Information supplied
►

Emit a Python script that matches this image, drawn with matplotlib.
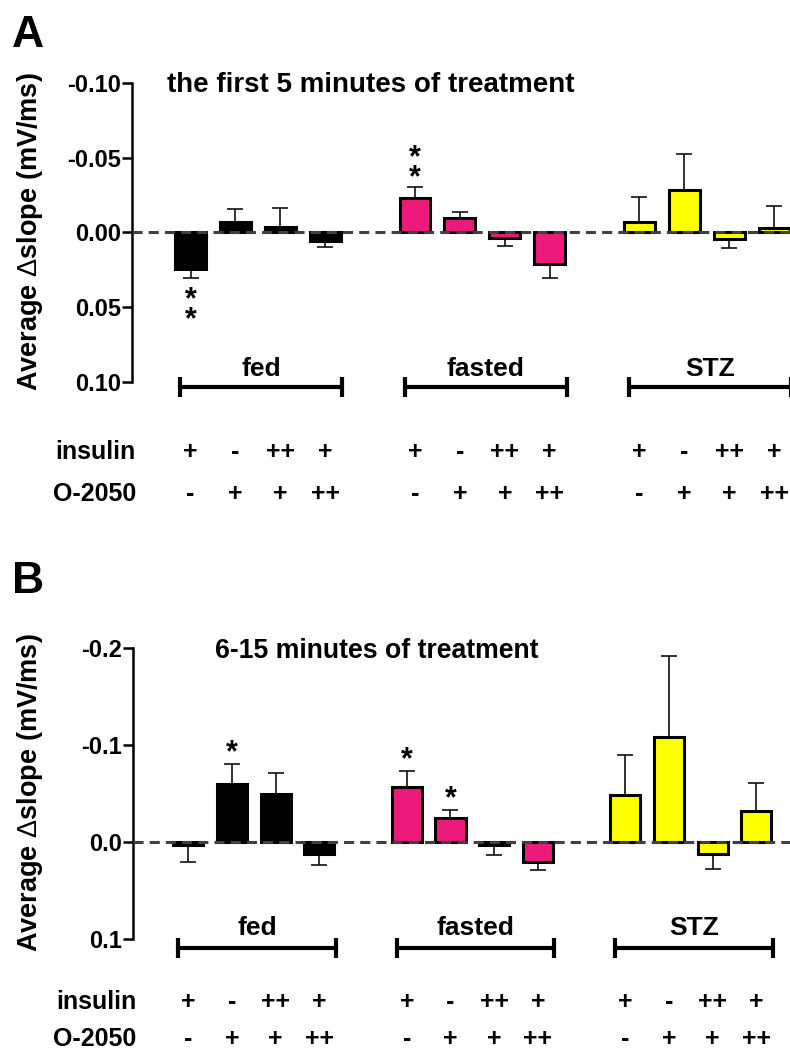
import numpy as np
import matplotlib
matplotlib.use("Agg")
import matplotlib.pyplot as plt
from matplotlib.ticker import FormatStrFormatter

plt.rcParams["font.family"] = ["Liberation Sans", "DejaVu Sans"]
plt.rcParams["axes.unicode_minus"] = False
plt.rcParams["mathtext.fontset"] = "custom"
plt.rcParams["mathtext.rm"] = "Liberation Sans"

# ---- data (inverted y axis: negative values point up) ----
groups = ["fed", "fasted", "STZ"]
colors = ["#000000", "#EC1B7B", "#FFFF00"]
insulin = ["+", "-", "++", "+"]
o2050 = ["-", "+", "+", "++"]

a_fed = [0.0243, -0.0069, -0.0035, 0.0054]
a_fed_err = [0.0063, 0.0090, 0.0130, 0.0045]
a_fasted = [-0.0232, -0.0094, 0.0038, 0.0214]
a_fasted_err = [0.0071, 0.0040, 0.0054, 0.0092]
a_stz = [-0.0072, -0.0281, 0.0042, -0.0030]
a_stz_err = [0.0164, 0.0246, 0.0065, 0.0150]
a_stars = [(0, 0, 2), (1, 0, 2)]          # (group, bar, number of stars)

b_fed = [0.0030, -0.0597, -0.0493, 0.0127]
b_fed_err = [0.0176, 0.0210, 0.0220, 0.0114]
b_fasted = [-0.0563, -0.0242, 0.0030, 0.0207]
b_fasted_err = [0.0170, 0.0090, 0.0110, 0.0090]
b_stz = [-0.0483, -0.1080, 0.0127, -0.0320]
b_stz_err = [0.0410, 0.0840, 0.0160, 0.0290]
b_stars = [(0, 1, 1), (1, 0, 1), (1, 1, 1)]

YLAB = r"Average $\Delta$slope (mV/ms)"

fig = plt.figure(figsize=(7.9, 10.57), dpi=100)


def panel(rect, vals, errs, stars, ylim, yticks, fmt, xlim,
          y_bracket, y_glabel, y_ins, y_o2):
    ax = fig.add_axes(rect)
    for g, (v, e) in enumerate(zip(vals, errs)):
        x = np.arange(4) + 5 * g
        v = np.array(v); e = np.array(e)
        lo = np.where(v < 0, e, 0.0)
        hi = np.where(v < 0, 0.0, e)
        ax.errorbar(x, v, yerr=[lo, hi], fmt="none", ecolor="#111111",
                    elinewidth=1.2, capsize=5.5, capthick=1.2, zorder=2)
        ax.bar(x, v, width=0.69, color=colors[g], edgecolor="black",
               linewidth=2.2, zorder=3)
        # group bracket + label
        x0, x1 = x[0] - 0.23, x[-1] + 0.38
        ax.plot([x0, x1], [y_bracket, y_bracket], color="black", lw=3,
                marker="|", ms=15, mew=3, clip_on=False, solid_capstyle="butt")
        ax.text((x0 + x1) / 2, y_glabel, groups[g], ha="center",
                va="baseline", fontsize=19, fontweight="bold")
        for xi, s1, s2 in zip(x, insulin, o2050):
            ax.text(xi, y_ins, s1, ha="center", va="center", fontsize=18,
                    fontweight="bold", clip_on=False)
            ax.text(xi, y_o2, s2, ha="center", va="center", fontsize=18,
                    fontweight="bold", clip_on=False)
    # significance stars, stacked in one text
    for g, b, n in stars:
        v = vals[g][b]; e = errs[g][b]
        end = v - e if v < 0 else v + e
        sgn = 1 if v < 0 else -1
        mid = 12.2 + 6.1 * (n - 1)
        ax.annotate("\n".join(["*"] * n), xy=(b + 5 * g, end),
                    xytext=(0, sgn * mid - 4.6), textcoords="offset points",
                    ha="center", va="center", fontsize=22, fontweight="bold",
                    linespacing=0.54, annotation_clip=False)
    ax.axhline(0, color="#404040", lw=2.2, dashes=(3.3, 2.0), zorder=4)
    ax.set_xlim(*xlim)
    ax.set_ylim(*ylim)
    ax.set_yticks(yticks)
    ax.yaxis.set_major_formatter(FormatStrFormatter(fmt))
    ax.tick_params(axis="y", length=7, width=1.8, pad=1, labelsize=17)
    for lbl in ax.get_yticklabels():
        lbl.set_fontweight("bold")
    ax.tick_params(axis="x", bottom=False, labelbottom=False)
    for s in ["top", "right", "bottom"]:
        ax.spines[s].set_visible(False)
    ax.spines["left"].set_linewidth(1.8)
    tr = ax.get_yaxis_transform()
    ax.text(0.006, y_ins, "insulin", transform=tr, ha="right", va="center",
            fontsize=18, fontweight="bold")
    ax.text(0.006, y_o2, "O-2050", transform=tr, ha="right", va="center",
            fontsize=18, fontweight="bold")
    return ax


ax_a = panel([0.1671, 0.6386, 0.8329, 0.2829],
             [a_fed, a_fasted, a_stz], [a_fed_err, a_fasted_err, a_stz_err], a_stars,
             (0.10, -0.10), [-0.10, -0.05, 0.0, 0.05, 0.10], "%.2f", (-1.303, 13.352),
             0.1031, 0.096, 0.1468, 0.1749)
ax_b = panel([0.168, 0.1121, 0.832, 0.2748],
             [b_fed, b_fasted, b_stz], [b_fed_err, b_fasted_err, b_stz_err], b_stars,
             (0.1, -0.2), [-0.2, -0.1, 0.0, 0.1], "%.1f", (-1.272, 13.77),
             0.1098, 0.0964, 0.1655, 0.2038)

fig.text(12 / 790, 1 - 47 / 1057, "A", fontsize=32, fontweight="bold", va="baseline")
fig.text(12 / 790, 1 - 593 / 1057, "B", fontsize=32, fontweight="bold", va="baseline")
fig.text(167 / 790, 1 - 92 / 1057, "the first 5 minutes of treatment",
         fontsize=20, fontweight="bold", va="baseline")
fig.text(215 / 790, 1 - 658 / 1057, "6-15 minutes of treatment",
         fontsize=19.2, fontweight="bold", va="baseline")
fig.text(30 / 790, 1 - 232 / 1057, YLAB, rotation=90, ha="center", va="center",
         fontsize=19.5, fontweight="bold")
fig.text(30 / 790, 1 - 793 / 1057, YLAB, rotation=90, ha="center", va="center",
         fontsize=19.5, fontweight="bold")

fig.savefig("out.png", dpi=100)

◄

Exercise
Without the pictures, return the listing above from its first line through the line that has "fig = plt.figure(figsize=(7.9, 10.57), dpi=100)".

Solution
Emit a Python script that matches this image, drawn with matplotlib.
import numpy as np
import matplotlib
matplotlib.use("Agg")
import matplotlib.pyplot as plt
from matplotlib.ticker import FormatStrFormatter

plt.rcParams["font.family"] = ["Liberation Sans", "DejaVu Sans"]
plt.rcParams["axes.unicode_minus"] = False
plt.rcParams["mathtext.fontset"] = "custom"
plt.rcParams["mathtext.rm"] = "Liberation Sans"

# ---- data (inverted y axis: negative values point up) ----
groups = ["fed", "fasted", "STZ"]
colors = ["#000000", "#EC1B7B", "#FFFF00"]
insulin = ["+", "-", "++", "+"]
o2050 = ["-", "+", "+", "++"]

a_fed = [0.0243, -0.0069, -0.0035, 0.0054]
a_fed_err = [0.0063, 0.0090, 0.0130, 0.0045]
a_fasted = [-0.0232, -0.0094, 0.0038, 0.0214]
a_fasted_err = [0.0071, 0.0040, 0.0054, 0.0092]
a_stz = [-0.0072, -0.0281, 0.0042, -0.0030]
a_stz_err = [0.0164, 0.0246, 0.0065, 0.0150]
a_stars = [(0, 0, 2), (1, 0, 2)]          # (group, bar, number of stars)

b_fed = [0.0030, -0.0597, -0.0493, 0.0127]
b_fed_err = [0.0176, 0.0210, 0.0220, 0.0114]
b_fasted = [-0.0563, -0.0242, 0.0030, 0.0207]
b_fasted_err = [0.0170, 0.0090, 0.0110, 0.0090]
b_stz = [-0.0483, -0.1080, 0.0127, -0.0320]
b_stz_err = [0.0410, 0.0840, 0.0160, 0.0290]
b_stars = [(0, 1, 1), (1, 0, 1), (1, 1, 1)]

YLAB = r"Average $\Delta$slope (mV/ms)"

fig = plt.figure(figsize=(7.9, 10.57), dpi=100)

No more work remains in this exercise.